On the riders side of the equation, Belbin's selection is made up of:

  • Maurice Garin
  • Vicente Trueba
  • Robert Millar
  • Luis Ocaña
  • Bernard Hinault
  • Lucien van Impe
  • Eddy Merckx
  • Julio Jiménez
  • Laurent Fignon
  • Bernard Thévenet
  • Jacques Anquetil
  • Greg LeMond
  • Lance Armstrong
  • Federico Bahamontes
  • Gino Bartali
  • Richard Virenque
  • Fausto Coppi
  • Louison Bobet
  • Bradley Wiggins
  • Miguel Induráin
  • Marco Pantani
  • Alberto Contador
  • Charly Gaul

Mountainkings3_medium

As with the inclusion of the Col de la République, Belbin is willing to challenge the accepted picture of cycling history by - for instance - noting Franco Cuaz's claims that Maurice Garin appears to have taken out French citizenship a good decade later than is normally accepted (meaning his 1897 and 1898 Paris-Roubaix wins should now have the Italian tricolour against them, not the French). The selection of riders profiled includes the usual suspects (Coppi, Anquetil, Merckx, Hinault, Induráin and Armstrong), many of the other favourites (Bartali, Bobet, Fignon, LeMond etc) but it also includes a few of the better grimpeurs who've carved their names into the sides of the Tour's mountains (Trueba, Bahamontes, Jiménez, Van Impe, Virenque, Pantani etc). As with the mountains, some will doubtlessly cry "why him and not him?" but - again, as with the mountains - Belbin's selection works because Mountain Kings is really about telling great stories from the Tour's history.
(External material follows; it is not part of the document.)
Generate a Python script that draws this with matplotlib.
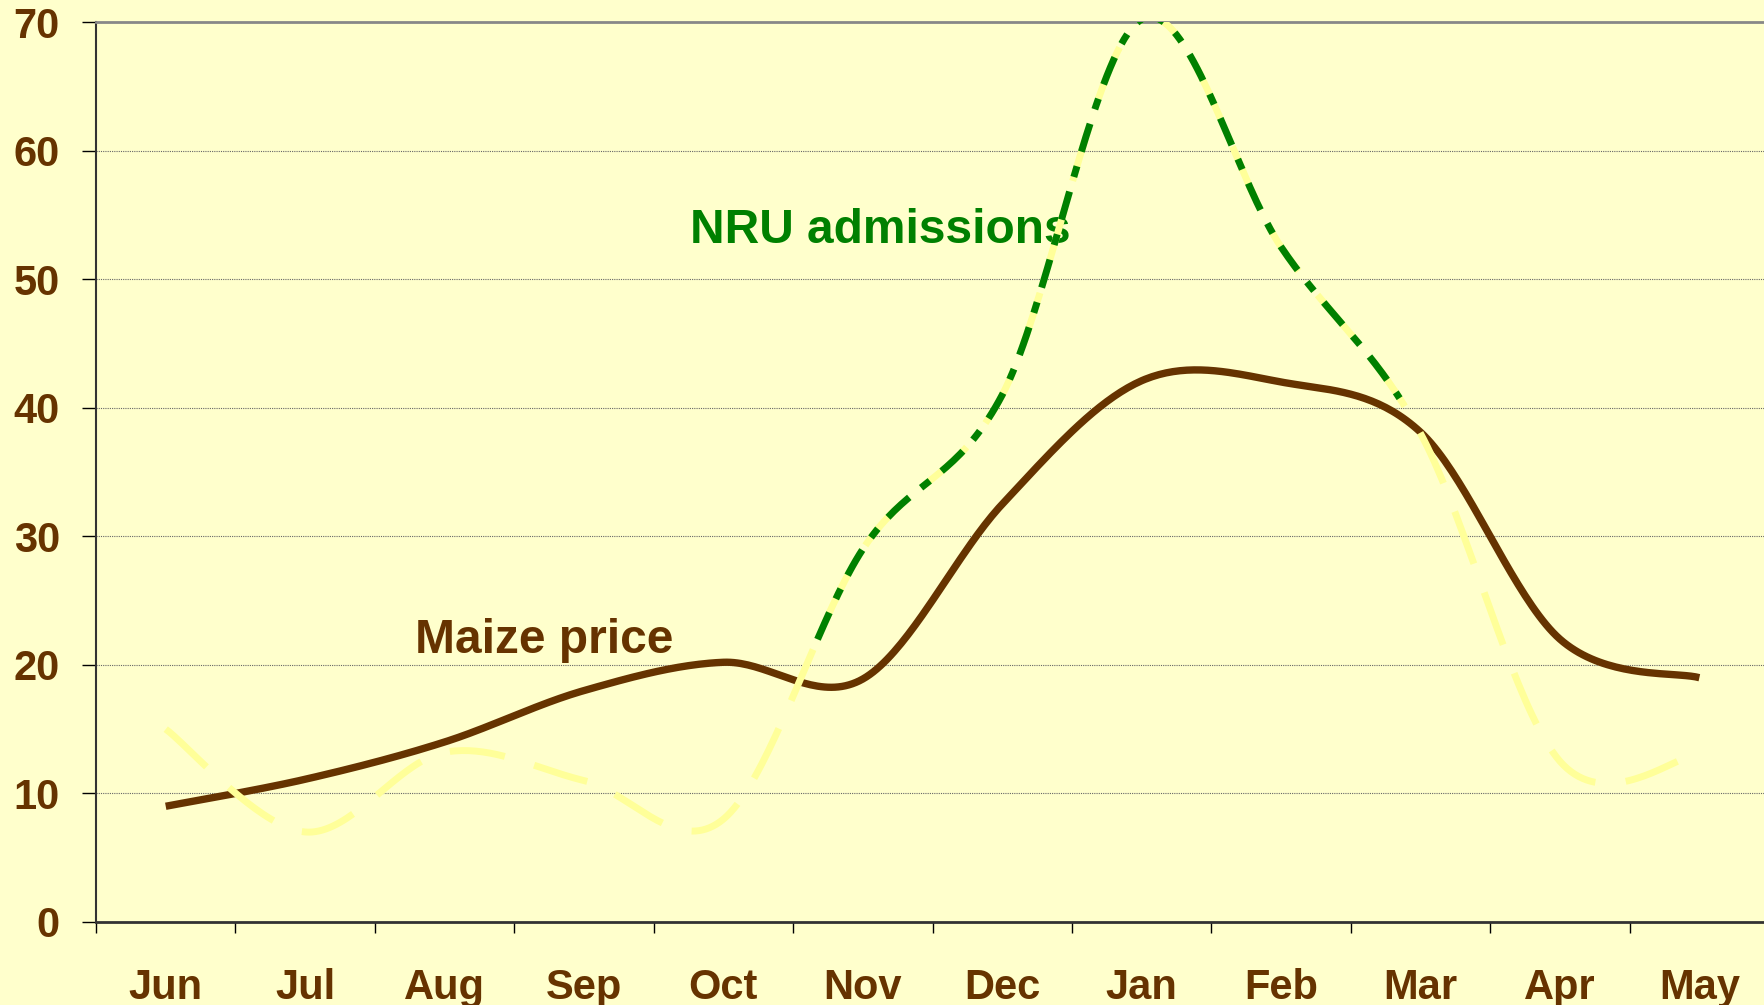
import matplotlib
matplotlib.use("Agg")
import matplotlib.pyplot as plt
import numpy as np

months = ["Jun", "Jul", "Aug", "Sep", "Oct", "Nov", "Dec", "Jan", "Feb", "Mar", "Apr", "May"]
maize_price = [9.0, 11.1, 14.0, 18.0, 20.2, 18.9, 32.5, 42.1, 42.0, 38.1, 22.0, 19.0]
nru_admissions = [15.0, 7.0, 13.2, 11.0, 8.0, 29.0, 41.0, 70.2, 52.5, 38.0, 12.5, 13.1]

BG = "#FFFFCC"
BROWN = "#663300"
GREEN = "#008000"
PALE = "#FFFF99"


def smooth(xs, ys, n=40):
    # excel style smoothed line (bezier with catmull-rom control points)
    xs = np.asarray(xs, float)
    ys = np.asarray(ys, float)
    px, py = [], []
    k = len(xs)
    for i in range(k - 1):
        x0, y0 = xs[max(i - 1, 0)], ys[max(i - 1, 0)]
        x1, y1 = xs[i], ys[i]
        x2, y2 = xs[i + 1], ys[i + 1]
        x3, y3 = xs[min(i + 2, k - 1)], ys[min(i + 2, k - 1)]
        c1x, c1y = x1 + (x2 - x0) / 6, y1 + (y2 - y0) / 6
        c2x, c2y = x2 - (x3 - x1) / 6, y2 - (y3 - y1) / 6
        t = np.linspace(0, 1, n, endpoint=(i == k - 2))
        a, b, c, d = (1 - t) ** 3, 3 * (1 - t) ** 2 * t, 3 * (1 - t) * t ** 2, t ** 3
        px.append(a * x1 + b * c1x + c * c2x + d * x2)
        py.append(a * y1 + b * c1y + c * c2y + d * y2)
    return np.concatenate(px), np.concatenate(py)


plt.rcParams["font.family"] = ["Liberation Sans", "DejaVu Sans"]
plt.rcParams["font.weight"] = "bold"

fig = plt.figure(figsize=(17.65, 10.05), dpi=100, facecolor=BG)
ax = fig.add_axes([0.0544, 0.0826, 0.9479, 0.8955])
ax.set_facecolor(BG)

x = np.arange(len(months)) + 0.5

mx, my = smooth(x, maize_price)
ax.plot(mx, my, color=BROWN, lw=5.3, solid_capstyle="butt", zorder=3)

nx, ny = smooth(x, nru_admissions)
ax.plot(nx, ny, color=PALE, lw=5.0, linestyle=(0, (8.0, 4.4)), dash_capstyle="butt", zorder=4)

# green dash-dot overlay on the admissions peak
sel = (nx >= 5.16) & (nx <= 9.35)
ax.plot(nx[sel], ny[sel], color=GREEN, lw=5.0, linestyle=(0, (4.2, 2.2, 1.6, 2.2)),
        dash_capstyle="butt", zorder=5)

ax.text(2.29, 20.9, "Maize price", color=BROWN, fontsize=34.5, fontweight="bold", va="baseline")
ax.text(4.26, 52.8, "NRU admissions", color=GREEN, fontsize=34.5, fontweight="bold", va="baseline")

ax.set_xlim(0, 12)
ax.set_ylim(0, 70)
ax.set_yticks(range(0, 71, 10))
ax.set_xticks(np.arange(0, 13))
ax.set_xticklabels([])
ax.set_xticks(x, minor=True)
ax.set_xticklabels(months, minor=True)
ax.tick_params(axis="x", which="major", length=8, width=1, color="black", direction="out")
ax.tick_params(axis="x", which="minor", length=0, pad=33, labelsize=30, labelcolor=BROWN)
ax.tick_params(axis="y", length=10, width=1, color="black", pad=16, labelsize=30, labelcolor=BROWN)
for lab in ax.get_xticklabels(minor=True) + ax.get_yticklabels():
    lab.set_fontweight("bold")

ax.yaxis.grid(True, color="#666666", lw=0.8, linestyle=(0, (1, 1)))
ax.set_axisbelow(True)

ax.spines["right"].set_visible(False)
ax.spines["top"].set_color("#888888")
ax.spines["top"].set_linewidth(2)
ax.spines["left"].set_color("#333333")
ax.spines["left"].set_linewidth(1.5)
ax.spines["bottom"].set_color("#333333")
ax.spines["bottom"].set_linewidth(2)

fig.savefig("out.png", dpi=100, facecolor=BG)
Of the rider biographies, here's a brief excerpt from the Vicente Truba one:

"In 1933, Spanish rider Vicente Trueba became the first official winner of the Tour de France's best climber classification, then called the Grand Prix de la Montagne. Small and slight, at only 1.58m (5 feet 2 inches) and 60kg (8 stones 2 pounds), Trueba was ideally suited to the high peaks of the Alps and the Pyrénées. With a terrific turn of speed that he was able to maintain far longer than his rivals, he could climb better than almost anyone, a fact well illustrated by the great Alfredo Binda, five-time winner of the Giro d'Italia, who once chose to describe his own climbing prowess in comparison to that of the Spaniard, saying: "Nobody can stop me in the mountains, not even the legendary Trueba."

Mountainkings4_medium

Mountain Kings doesn't strive to give you the full history of the Tour, it's not trying to be a year-by-year telling of who won what where and how. But, for me, its story-telling approach cuts to the heart of what the Tour really means for many fans. It's not about knowing whether André Darrigade won more stages than Charles Pélissier, it's not about knowing that Jean Robic won the first post-war Tour and was followed by Gino Bartali, Fausto Coppi, Ferdi Kübler, Hugh Koblet, Louison Bobet and Roger Walkowiak before Jacques Anquetil came along. It's about the things these men did to make their names remembered, it's about Anquetil and Poulidor on the Puy-de-Döme, Merckx rampaging through the Pynénées on his way to Mourenx, Coppi on his way to Sestriere. It's about stories. Having read more than a few year-by-year histories of the Tour recently Belbin's book felt fresh, came alive for me, by connecting with such stories. Whatever you've already read about the Tour, Mountain Kings makes for a great read because it understands that the Tour de France is really about telling stories.